Now about my friend. He’s been in some bands and they’ve all been cool. Garage stuff, mostly. Catchy tunes about nothing at all, girls and booze and fun. Live music, music to see with that proverbial head full of beer. We’re into that. But that’s not the sort of music you listen to late on a Sunday night by yourself when you’ve polished off a whole bottle of red wine and you’re feeling sorry because you were stupid enough to dump your girlfriend. That’s when Neil Young and Bruce Springsteen and Gram Parsons and John Fogerty find their way onto your turntable. But once you’ve broken up with enough chicks, drank enough wine to sail a yacht, and cried enough tears to drown a hound dog, you get to looking for new sounds to soothe the savage beast. Hence the aforementioned love of Tweedy and Wilco and Uncle Tupelo.
But there’s a more positive side to Tweedy than the rest of that group of songwriters, a side that brings people together, that forms bonds, like between me and my friend. Tweedy is not the existential loner that Neil is. He’s not a populist preacher like The Boss. He’s not as fucking crazy as Parsons, and he’s not as, I donno, classic rock (?) as Fogerty. Tweedy is more like sitting-round-the-oak-tree-sucking-down-a-bottle-of-something-with-your-pals-writing-songs-and-singing-off-key. That’s the spirit of the music that attracted us, more than the personal shit. But the misery loves company line is fitting; my buddy and I have realized that maybe, if you put aside all that macho shit and share in the life experience together, maybe things ain’t really so bad. Wilco’s music hits that point spot-on better than any other band, ever. “Colloquial” is the word that sticks in my mind. Plus they are amazing live—transcending the intellectual level of the lyrics: The rhythms of the music and the wild essence of the jam say the same things to the body that Tweedy’s words say to the mind.
So given the adoration that we have for Tweedy, it was only a matter of time before my friend’s garage rock bands gave way to a larger project, a bigger band, more of a musical challenge. I remember my friend telling me one day when we were goofing on some lyrics around a campfire—he was strumming his guitar—that he couldn’t play good enough to be in a bluesy country-rockabilly band. This was before anyone had told us that the genre of music we were loving was called alt-country and we didn’t really know anyone else who liked Sun-sessions Elvis, CSNY, and Uncle Tupelo—and liked them all for the same reason.

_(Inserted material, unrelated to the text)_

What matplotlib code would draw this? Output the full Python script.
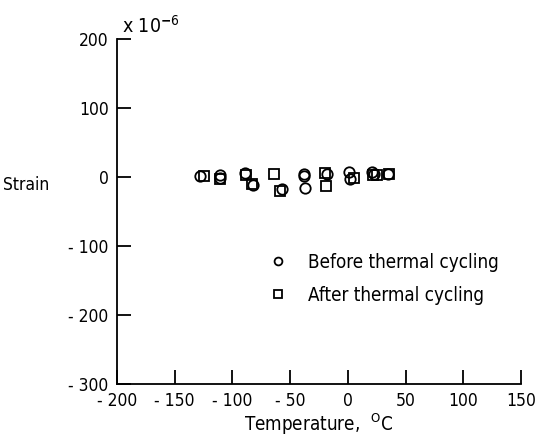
import matplotlib
matplotlib.use("Agg")
import matplotlib.pyplot as plt
from matplotlib import font_manager

# Condensed sans face for all text, with a fallback
names = {f.name for f in font_manager.fontManager.ttflist}
face = "Liberation Sans Narrow" if "Liberation Sans Narrow" in names else "DejaVu Sans"
plt.rcParams["font.family"] = [face, "DejaVu Sans"]
plt.rcParams["font.stretch"] = "condensed"
plt.rcParams["mathtext.fontset"] = "custom"
plt.rcParams["mathtext.rm"] = face

# Strain (x 10^-6) versus temperature (deg C)
before_temp = [-128, -111, -111, -89, -82, -57, -38, -38, -37, -18, 1, 2, 21, 23, 35]
before_strain = [1, 3, -2, 6, -12, -18, 5, 1, -16, 5, 7, -3, 7, 5, 5]
after_temp = [-125, -111, -88, -83, -64, -59, -20, -19, 5, 22, 25, 36]
after_strain = [1, -3, 3, -10, 4, -20, 6, -13, -2, 3, 3, 4]

x_ticks = [-200, -150, -100, -50, 0, 50, 100, 150]
x_labels = ["- 200", "- 150", "- 100", "- 50", "0", "50", "100", "150"]
y_ticks = [200, 100, 0, -100, -200, -300]
y_labels = ["200", "100", "0", "- 100", "- 200", "- 300"]

fig = plt.figure(figsize=(5.35, 4.37), dpi=100)
ax = fig.add_axes([0.2187, 0.1213, 0.7551, 0.7895])

ax.plot(before_temp, before_strain, linestyle="none", marker="o", ms=7.5,
        mfc="none", mec="black", mew=1.3, label="Before thermal cycling")
ax.plot(after_temp, after_strain, linestyle="none", marker="s", ms=7,
        mfc="none", mec="black", mew=1.3, label="After thermal cycling")

ax.set_xlim(-200, 150)
ax.set_ylim(-300, 200)
ax.set_xticks(x_ticks)
ax.set_xticklabels(x_labels)
ax.set_yticks(y_ticks)
ax.set_yticklabels(y_labels)

for side in ("top", "right"):
    ax.spines[side].set_visible(False)
for side in ("left", "bottom"):
    ax.spines[side].set_linewidth(1.3)

ax.tick_params(direction="in", length=10, width=1.3, labelsize=12.5, pad=6)

ax.set_xlabel(r"Temperature,  $^{\mathrm{O}}$C", fontsize=13.5, labelpad=1)
fig.text(0.006, 0.577, "Strain", fontsize=12.5, va="center", ha="left")
ax.text(0.012, 1.005, r"x 10$^{\mathbf{-}6}$", transform=ax.transAxes, fontsize=14,
        va="bottom", ha="left")

ax.legend(loc="lower left", bbox_to_anchor=(0.33, 0.18), frameon=False,
          fontsize=13.5, markerscale=0.75, handletextpad=1.0, labelspacing=0.75,
          handlelength=1.2)

fig.savefig("out.png", dpi=100)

Now it’s a few years later and I guess he’s been practicing, because he’s got his alt-country band and they sound as good as anyone doing this type of music. They’ve got great songs and tight production on their demo EP and the lyrics are cool and slick and emotional and everything is right. But after a listen or two, I was looking for the soul. It was hard to find. I kept hearing someone else’s songs. I kept hearing the influences, “worn on the shirtsleeves” but I couldn’t hear who they were, this new band. They were a lot of things: Wilco, Parsons, Dylan, etc.; even a bit of Kurt Cobain.
Then I realized it was me. We’ve been talking about this sort of a band for years now—how cool it would be for my buddy to play in a band that did the things that Wilco, et al, do. How great this genre and style of music is, how much opportunity there is in the songwriting to say things, meaningful things. I’d even written the lyrics to a couple of songs, trying to draw a blueprint for this new endeavor. Then it just happened, all of a sudden, he has the band and they’re everything that we’d always thought a band like this could be. But I can’t hear the music because I realize that all I’d ever really been wishing for was that my best friend would be Jeff Tweedy.
But he’s not. He’s just the same guy he’s always been.
And when I realized this, I also realized something else. I listened to the EP again and really listened for my buddy’s voice, for his thoughts, for his elegant guitar playing. And I heard him this time, not Tweedy, not Neil, not any of the other guys who’ve worked their magic through his fingers and his interpretation. They were gone, but my friend was there now and I realized the greatness of his work. It was no longer imitative, it was him. And he was talking to me in his voice, telling me things that I’d never heard before, telling me things that weren’t takes on Tweedy, but his takes on his life, and my life too. There and then, he became a great singer, a great guitar player, and a great songwriter.
And goddamn it, he’s a great friend too. And I hope he realizes just how important his music is to me.